"Good food is a celebration of life, and it seems absurd to me that in celebrating life we should take life."
-Anna Thomas (Author of The Vegetarian Epicure)
In the last five years or so, at least in Colorado, there's been a lot of focus on "alternative diets". Vegetarianism is the obvious one, but Vegan (the crazy extremist uncle at the Vegetarian family reunion), Gluten-free, and Raw diets are fairly popular these days, too. As someone speaking from a vegan/vegetarian perspective, those are the two that I'll focus on in this post.
Now, before we begin, there are three things you need to know about me in relation to the food I eat:
1.) I am Vegan. The strict definition of this is someone who eats no animal products or byproducts whatsoever. If you know me well enough to know what I will and won't eat, then you'll know I don't necessarily fall perfectly under that definition. We'll go into that later.
2.) I am not Vegan for economic reasons, I am not Vegan for health reasons (primarily, anyway, although those are certainly nice), and I am not Vegan for environmental reasons. I am Vegan because seeing an animal in pain, and knowing that I have directly contributed to that animal's suffering, is not acceptable to me.
3.) I do not consider myself an activist. I do not believe that my choice of diet is doing the world a service. I do not believe that my Veganism affects anything outside of my body and my peace of mind. This post is not intended to convert anyone--it's a post about tolerance.
Now, I don't want to sound like I think Veganism is the only way to live ethically in regards to what you put in your stomach, either. One of the exceptions I make to my diet is eggs. I know a family that owns a very humanely run poultry farm, and I have no compunction with eating the eggs that they produce. Chickens (unlike cows, who only produce milk when they're getting ready to pop out little baby cows) produce eggs regardless of whether or not they're going to end up as viable offspring. For me, eggs are one of the few animal products that I can be 100% comfortable with because they can be produced without suffering. If I knew someone nearby who had a really excellent dairy farm, I might think about adding milk back into my diet. It's all relative, and it's all about making sure that your food choices are something that you can live with.
Don't get me wrong, I would love it if the whole world were Vegan. Before you get on me about how impossible that would be and how we would be overrun by rampant, revenge-seeking livestock in a matter of days: Don't. It's an impossible thought even without the ridiculous, overly-defensive statistics. It's just like me saying "I would love to eat a bag of Lays potato chips every day and never get fat." Keep dreaming, Allison, keep dreaming.
The principle at work here is the Sucky Driver Principle (officially copyrighted by me, FYI). It's that funny thing that happens when your brain sees three or four people driving like crap and translates it to "JEE-ZUS! Did everyone with a driver's license suddenly go BLIND?!" As a matter of fact, no. Only three or four people are acting like they learned to drive from an 80s arcade game, but everyone who's doing their job right (that is, not cutting you off, swerving into your lane, or budging in line at a stop sign) fade pleasantly into the background. You only notice the obnoxious vegans, because the non-obnoxious vegans aren't doing anything worth getting fussy about. That's why vegans feel like they're being judged unfairly by the general populace, while the general populace is too busy remembering that asshole who shoved a pamphlet about dead birds in their face to care.

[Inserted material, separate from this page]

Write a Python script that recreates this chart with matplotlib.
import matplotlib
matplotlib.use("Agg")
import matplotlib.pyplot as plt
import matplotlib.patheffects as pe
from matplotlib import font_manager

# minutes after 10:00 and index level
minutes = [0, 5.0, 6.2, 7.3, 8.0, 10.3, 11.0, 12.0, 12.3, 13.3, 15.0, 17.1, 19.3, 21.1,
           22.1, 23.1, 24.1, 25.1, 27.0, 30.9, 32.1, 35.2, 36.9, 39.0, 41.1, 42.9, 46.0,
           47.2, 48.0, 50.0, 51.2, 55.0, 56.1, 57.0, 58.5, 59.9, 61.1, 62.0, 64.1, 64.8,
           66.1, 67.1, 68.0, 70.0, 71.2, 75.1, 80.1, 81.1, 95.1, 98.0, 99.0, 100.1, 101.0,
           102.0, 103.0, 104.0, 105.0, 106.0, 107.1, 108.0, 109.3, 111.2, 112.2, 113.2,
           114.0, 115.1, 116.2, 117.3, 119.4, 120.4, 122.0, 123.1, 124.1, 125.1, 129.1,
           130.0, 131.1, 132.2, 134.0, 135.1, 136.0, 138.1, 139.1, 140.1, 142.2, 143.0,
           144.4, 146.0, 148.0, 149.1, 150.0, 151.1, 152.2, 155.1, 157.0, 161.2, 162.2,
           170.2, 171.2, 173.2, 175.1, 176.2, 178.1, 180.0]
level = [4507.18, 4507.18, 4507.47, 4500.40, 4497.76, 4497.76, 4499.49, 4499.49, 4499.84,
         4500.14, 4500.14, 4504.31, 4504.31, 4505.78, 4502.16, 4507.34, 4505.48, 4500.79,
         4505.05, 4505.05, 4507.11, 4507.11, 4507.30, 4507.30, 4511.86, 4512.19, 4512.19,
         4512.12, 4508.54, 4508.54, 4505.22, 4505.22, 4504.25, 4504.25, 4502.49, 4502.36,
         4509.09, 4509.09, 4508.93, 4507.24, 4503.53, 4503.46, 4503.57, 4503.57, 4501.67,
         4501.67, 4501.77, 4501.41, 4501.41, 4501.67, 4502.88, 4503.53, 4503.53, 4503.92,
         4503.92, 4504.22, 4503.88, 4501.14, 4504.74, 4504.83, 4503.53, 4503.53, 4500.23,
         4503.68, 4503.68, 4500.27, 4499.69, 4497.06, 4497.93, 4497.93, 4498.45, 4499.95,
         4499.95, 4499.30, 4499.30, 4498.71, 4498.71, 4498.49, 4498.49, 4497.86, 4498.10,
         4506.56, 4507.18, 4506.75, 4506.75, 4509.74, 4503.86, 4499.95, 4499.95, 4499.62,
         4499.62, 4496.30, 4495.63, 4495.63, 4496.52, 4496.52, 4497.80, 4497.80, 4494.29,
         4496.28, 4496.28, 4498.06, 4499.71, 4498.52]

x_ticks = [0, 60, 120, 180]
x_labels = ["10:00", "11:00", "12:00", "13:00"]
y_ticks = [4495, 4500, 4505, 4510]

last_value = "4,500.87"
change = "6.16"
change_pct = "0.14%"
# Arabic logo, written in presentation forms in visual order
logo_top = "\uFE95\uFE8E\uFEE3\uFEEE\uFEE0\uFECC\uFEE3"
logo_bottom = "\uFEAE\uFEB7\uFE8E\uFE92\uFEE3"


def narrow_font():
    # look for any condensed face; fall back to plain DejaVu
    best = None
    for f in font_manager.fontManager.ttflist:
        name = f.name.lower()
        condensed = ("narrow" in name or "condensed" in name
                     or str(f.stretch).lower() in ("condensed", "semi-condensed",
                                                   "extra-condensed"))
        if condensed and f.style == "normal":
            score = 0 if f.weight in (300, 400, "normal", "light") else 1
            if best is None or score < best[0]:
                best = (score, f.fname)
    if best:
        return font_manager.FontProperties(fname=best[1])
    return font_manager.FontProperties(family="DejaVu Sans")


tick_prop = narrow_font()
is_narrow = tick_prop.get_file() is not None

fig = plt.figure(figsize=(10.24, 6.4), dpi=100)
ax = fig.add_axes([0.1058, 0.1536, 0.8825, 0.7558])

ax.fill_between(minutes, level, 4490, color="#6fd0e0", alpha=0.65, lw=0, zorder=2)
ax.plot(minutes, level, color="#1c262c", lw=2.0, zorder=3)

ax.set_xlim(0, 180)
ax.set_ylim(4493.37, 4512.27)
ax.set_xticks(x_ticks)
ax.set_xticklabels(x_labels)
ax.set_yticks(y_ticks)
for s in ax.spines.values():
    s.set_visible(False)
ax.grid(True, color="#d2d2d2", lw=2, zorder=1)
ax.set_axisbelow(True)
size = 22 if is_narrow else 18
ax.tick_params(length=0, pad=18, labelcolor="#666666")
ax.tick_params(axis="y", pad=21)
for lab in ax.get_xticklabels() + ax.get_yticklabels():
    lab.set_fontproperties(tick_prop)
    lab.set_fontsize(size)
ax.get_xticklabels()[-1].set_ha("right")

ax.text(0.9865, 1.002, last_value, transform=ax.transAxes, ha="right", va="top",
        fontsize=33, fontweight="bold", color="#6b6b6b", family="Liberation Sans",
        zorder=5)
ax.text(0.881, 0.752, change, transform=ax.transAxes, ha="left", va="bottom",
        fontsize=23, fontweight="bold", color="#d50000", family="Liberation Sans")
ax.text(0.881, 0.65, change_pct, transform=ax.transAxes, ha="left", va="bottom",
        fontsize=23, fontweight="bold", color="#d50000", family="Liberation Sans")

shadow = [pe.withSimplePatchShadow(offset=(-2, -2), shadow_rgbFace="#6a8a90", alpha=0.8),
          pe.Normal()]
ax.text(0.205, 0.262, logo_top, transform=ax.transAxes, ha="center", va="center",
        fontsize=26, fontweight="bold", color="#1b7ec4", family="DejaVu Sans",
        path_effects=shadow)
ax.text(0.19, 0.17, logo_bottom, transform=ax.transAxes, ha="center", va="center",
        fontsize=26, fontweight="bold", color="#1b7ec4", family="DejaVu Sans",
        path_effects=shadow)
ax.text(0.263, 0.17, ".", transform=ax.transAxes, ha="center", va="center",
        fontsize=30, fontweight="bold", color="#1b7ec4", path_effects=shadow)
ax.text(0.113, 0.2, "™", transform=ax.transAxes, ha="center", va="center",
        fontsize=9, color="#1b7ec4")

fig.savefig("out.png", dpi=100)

Totally understandable, as I'm sure both parties now realize.
Most vegans are more than happy to discuss their diet with you, but we also know that there's a time and a place for the vegan speech. If you're sitting on the couch next to your cowboy boot-wearin', buck-huntin', calf-rearin' uncle, it's probably not that time. I can't tell you how many people are surprised when they find out I'm vegan--not that I don't fit the bill (because I do) but because they expect people to just...come out with it, I suppose. Like they expected it to be an integral part of our self-introduction.

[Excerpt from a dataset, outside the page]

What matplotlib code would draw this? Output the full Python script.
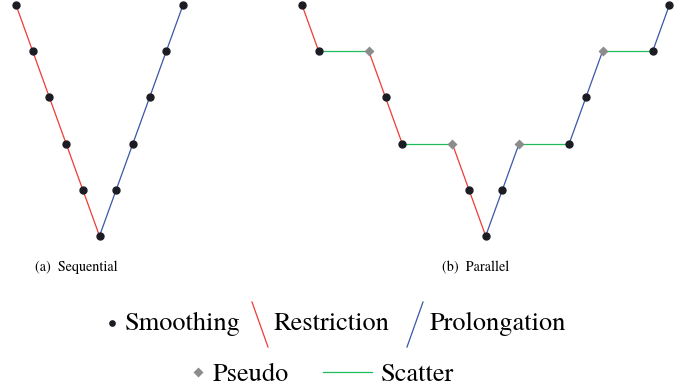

"Hi! My name's Allison. I'm a Sagittarius, and before we go any further, you should probably know that I refuse to eat anything that popped out of an animal. In any capacity. Nice to meetcha!"

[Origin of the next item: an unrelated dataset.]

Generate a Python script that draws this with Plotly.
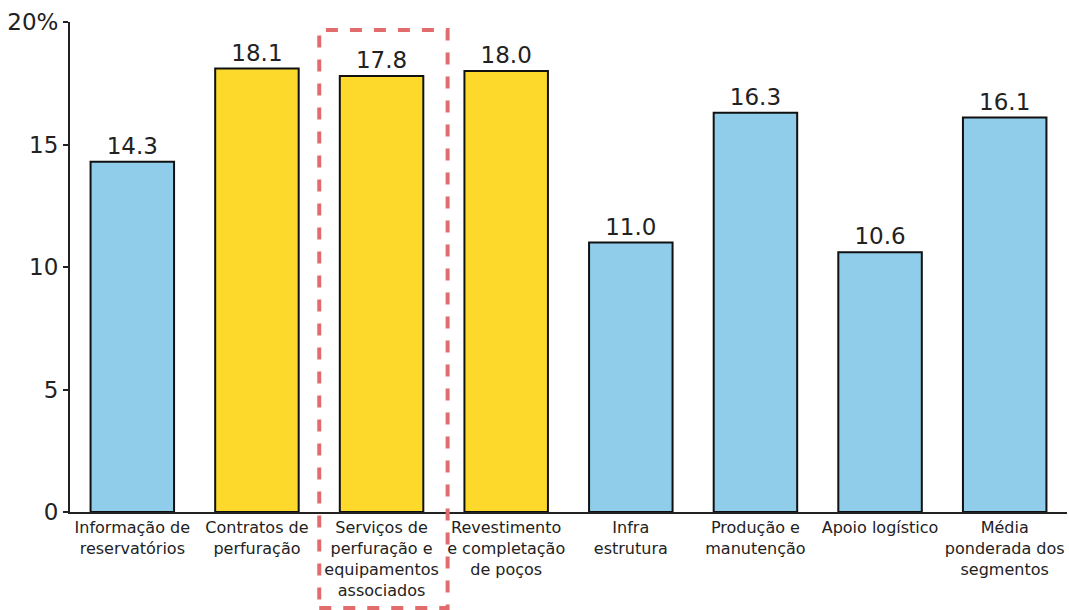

Contrary to popular belief, most vegans do possess more social tact than this. Just saying.
Now, this should probably be the part in the post where I talk about how I've been vegetarian for almost four years, and how I've learned that setting a positive example is more effective than aggressively seeking change, but that's not really important. Like I said, this isn't about changing anyone's food habits. I just wish people would stop stereotyping each other (again, wishful thinking, but hope springs eternal) and start realizing that everyone else on the road is practicing tolerance and driving like a pro. It's OK to do what you think is right, but it's also OK for other people to choose a different way.
The only person you can control is yourself, and the only life you can live is your own.